--- WHAT NEEDS TO BE DONE ---
Identify every line containing the word "that" and reproduce each one.

--- DATA IN THIS EXERCISE ---
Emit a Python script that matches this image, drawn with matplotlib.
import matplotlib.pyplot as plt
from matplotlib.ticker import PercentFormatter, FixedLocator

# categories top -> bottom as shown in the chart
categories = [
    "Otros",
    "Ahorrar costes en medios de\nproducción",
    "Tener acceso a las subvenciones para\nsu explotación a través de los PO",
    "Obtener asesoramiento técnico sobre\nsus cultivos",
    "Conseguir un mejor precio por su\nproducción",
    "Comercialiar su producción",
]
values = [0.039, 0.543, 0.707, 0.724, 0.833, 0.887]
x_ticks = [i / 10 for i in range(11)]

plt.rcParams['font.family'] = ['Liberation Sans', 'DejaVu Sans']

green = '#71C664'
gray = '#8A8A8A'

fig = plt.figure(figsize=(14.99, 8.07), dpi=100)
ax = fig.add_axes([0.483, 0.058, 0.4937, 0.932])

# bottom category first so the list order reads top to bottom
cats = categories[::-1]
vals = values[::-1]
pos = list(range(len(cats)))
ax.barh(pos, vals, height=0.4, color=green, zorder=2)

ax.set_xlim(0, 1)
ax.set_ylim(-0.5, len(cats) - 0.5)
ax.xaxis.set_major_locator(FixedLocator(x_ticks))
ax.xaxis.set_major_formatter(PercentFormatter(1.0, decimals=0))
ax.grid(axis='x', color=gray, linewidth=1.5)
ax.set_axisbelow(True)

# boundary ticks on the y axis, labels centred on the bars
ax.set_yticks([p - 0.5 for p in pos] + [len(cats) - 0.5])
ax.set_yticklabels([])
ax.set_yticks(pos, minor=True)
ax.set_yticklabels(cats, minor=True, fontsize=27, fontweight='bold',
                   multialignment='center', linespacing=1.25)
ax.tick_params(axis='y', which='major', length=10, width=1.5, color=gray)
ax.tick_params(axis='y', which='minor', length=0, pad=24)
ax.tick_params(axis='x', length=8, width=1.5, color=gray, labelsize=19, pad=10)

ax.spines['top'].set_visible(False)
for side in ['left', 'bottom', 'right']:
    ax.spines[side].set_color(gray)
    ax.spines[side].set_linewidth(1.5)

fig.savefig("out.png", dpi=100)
---
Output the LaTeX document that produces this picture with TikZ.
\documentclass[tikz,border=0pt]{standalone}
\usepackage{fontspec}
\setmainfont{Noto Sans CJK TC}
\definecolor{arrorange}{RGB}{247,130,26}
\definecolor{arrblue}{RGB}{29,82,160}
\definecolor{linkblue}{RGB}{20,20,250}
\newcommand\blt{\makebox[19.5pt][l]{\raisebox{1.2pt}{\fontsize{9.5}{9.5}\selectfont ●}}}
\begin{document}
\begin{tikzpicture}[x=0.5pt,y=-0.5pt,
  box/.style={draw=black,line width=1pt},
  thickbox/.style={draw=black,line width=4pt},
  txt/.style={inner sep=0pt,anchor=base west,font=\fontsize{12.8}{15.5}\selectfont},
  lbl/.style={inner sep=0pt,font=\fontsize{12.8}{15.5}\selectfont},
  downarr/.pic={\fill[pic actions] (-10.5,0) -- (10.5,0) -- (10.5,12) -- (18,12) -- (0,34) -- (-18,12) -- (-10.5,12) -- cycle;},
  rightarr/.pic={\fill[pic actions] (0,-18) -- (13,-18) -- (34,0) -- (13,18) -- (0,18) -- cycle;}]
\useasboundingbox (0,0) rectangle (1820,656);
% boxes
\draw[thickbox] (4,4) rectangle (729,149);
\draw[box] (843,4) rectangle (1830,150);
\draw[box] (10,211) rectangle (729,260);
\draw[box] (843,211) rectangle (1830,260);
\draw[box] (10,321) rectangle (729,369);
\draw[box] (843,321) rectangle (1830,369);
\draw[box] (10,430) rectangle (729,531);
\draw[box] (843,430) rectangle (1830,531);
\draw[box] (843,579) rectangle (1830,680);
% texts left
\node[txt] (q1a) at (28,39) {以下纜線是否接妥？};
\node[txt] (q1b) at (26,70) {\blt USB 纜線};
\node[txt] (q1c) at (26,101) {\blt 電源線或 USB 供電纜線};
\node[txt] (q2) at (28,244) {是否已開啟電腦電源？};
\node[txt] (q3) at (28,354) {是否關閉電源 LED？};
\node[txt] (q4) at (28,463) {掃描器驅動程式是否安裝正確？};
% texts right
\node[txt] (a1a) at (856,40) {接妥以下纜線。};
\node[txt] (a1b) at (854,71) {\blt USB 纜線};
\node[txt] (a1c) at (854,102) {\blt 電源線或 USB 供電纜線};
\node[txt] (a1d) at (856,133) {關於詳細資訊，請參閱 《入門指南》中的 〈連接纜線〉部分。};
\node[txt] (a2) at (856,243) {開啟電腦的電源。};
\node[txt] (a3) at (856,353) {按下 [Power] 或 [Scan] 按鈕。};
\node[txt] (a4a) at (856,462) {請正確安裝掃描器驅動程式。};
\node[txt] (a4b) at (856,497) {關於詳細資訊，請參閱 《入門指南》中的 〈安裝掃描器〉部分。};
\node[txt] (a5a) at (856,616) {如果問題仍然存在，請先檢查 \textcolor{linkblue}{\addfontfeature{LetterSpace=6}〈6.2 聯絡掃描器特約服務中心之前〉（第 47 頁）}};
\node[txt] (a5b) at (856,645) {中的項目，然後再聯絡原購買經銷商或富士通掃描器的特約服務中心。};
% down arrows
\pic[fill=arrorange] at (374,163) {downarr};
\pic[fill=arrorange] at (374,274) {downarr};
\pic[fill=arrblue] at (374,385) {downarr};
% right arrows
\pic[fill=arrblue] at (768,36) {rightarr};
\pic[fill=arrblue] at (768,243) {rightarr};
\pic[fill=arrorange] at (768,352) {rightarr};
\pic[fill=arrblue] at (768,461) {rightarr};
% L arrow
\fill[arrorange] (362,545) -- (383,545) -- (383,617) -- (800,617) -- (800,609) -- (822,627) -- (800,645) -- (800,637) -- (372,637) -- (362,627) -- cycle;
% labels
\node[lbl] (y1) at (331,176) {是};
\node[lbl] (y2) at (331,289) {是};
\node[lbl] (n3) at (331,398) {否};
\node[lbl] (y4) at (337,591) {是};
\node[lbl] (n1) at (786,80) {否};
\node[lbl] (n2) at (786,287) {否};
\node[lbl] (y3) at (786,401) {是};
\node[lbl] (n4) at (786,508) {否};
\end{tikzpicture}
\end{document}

--- RESPONSE ---
Emit a Python script that matches this image, drawn with matplotlib.
Output the LaTeX document that produces this picture with TikZ.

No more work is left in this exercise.